Open questions: Explicit optimality for DNC2 in all layers for multiclass, multilayer networks is unresolved; practical networks may deviate due to batch normalization, skip connections, or training heuristics. The extension of analytic predictions beyond ReLU/linear models to fully nonlinear, imbalanced, or noisy data regimes presents ongoing challenges (Hong et al., 2024, Dang et al., 2023).
Layer-wise limits and dynamic propagation: Most analytic results apply only to terminal or penultimate layers; monotonic depth-wise collapse (“progressive feedforward collapse”) is conjectured and substantiated empirically in residual architectures via optimal transport (Wasserstein geodesic) reasoning (Wang et al., 2024).

7. Unifying Connections and Theoretical Synthesis

DNC emerges as the unifying principle behind:

Low-dimensional spectra: Hessians and gradients are confined to layerwise $K$ - and $K^2$ -dimensional subspaces, all explained by DNC Kronecker structure (Garrod et al., 2024).
Training invariants: All successful collapse is accompanied by alignment invariants, such as between the neural tangent kernel and label structure (Seleznova et al., 2023).
Mutual information dynamics: DNC coincides with the minimization of $I(Z;X)$ at fixed $I(Z;Y)$ , and exactly reflects the solution to the IB objective in high-performing regimes (Wang et al., 2023, Sakamoto et al., 25 Sep 2025).

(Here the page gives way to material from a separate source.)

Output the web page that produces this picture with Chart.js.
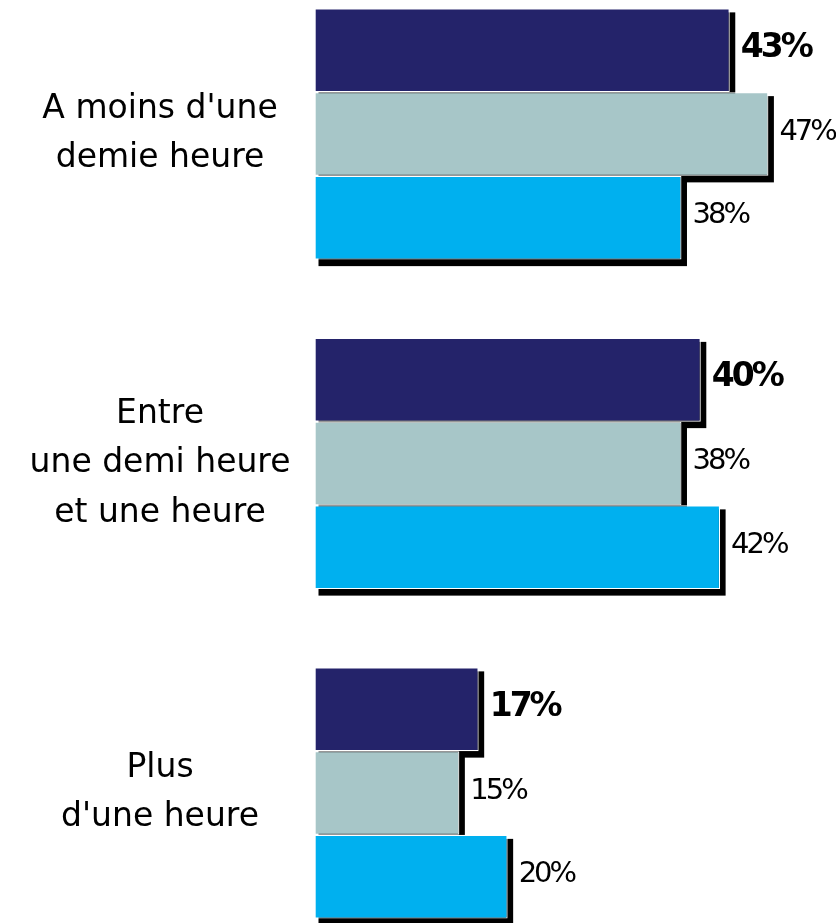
<!DOCTYPE html>
<html>
<head>
<meta charset="utf-8">
<script src="https://cdn.jsdelivr.net/npm/chart.js@4/dist/chart.umd.min.js"></script>
<style>
  html, body { margin: 0; padding: 0; background: #fff; }
  #wrap { width: 836px; height: 923px; position: relative; }
</style>
</head>
<body>
<div id="wrap"><canvas id="chart"></canvas></div>
<script>
// --- données du graphique ---
const categories = [
    ["A moins d'une", "demie heure"],
    ["Entre", "une demi heure", "et une heure"],
    ["Plus", "d'une heure"]
];
const seriesNames = ['Série 1', 'Série 2', 'Série 3'];
const serie1 = [43, 40, 17];
const serie2 = [47, 38, 15];
const serie3 = [38, 42, 20];
const seriesColors = ['#24236a', '#a7c6c8', '#00b0ef'];

// ombre noire sous chaque barre (dessinée avant toutes les barres)
const barShadow = {
    id: 'barShadow',
    beforeDatasetsDraw(chart) {
        const ctx = chart.ctx;
        ctx.save();
        ctx.fillStyle = '#000';
        chart.data.datasets.forEach((ds, i) => {
            chart.getDatasetMeta(i).data.forEach(el => {
                const p = el.getProps(['x', 'y', 'base', 'height'], true);
                const left = Math.min(p.x, p.base);
                const w = Math.abs(p.x - p.base);
                ctx.fillRect(left + 4, p.y - p.height / 2 + 4, w + 1.5, p.height + 2.5);
            });
        });
        ctx.restore();
    }
};

// étiquettes de valeur à droite des barres
const valueLabels = {
    id: 'valueLabels',
    afterDatasetsDraw(chart) {
        const ctx = chart.ctx;
        ctx.save();
        ctx.fillStyle = '#000';
        ctx.textAlign = 'left';
        ctx.textBaseline = 'middle';
        chart.data.datasets.forEach((ds, i) => {
            if (i === 0) {
                ctx.font = 'bold 33px "DejaVu Sans"';
            } else {
                ctx.font = '29px "DejaVu Sans"';
            }
            ctx.letterSpacing = '-3px';
            chart.getDatasetMeta(i).data.forEach((el, j) => {
                const p = el.getProps(['x', 'y', 'base'], true);
                ctx.fillText(ds.data[j] + '%', Math.max(p.x, p.base) + 11, p.y - 2);
            });
        });
        ctx.restore();
    }
};

const ctx = document.getElementById('chart').getContext('2d');
new Chart(ctx, {
    type: 'bar',
    data: {
        labels: categories,
        datasets: [serie1, serie2, serie3].map((vals, i) => ({
            label: seriesNames[i],
            data: vals,
            backgroundColor: seriesColors[i],
            borderColor: '#ffffff',
            borderWidth: 1.2,
            borderSkipped: false,
            clip: false
        }))
    },
    options: {
        indexAxis: 'y',
        responsive: true,
        maintainAspectRatio: false,
        animation: false,
        categoryPercentage: 0.7625,
        barPercentage: 1,
        layout: { padding: { top: 134, bottom: 130, left: 0, right: 0 } },
        scales: {
            x: {
                display: false,
                min: 0,
                max: 54
            },
            y: {
                offset: false,
                grid: { display: false, drawTicks: false },
                border: { display: false },
                ticks: {
                    color: '#000',
                    crossAlign: 'center',
                    padding: 24,
                    font: { family: 'DejaVu Sans', size: 33, lineHeight: 1.5 }
                },
                afterFit(axis) { axis.width = 314.5; }
            }
        },
        plugins: {
            legend: { display: false },
            tooltip: { enabled: false }
        }
    },
    plugins: [barShadow, valueLabels]
});
</script>
</body>
</html>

The consensus in recent work is that DNC, while not always exactly optimal in deep multiclass settings, is both the decisive factor for generalization at the terminal phase and a robust attractor for optimization. Its analytic structure encapsulates and explains numerous emergent low-dimensional phenomena in deep learning, tying together geometry, dynamics, information, and generalization (Sakamoto et al., 25 Sep 2025, Súkeník et al., 21 May 2025, Súkeník et al., 2023, Garrod et al., 2024, Jacot et al., 2024, Liu, 2024, Wang et al., 2024, Gao et al., 2023, Wang et al., 2023, Garrod et al., 2024, Súkeník et al., 2024, Seleznova et al., 2023).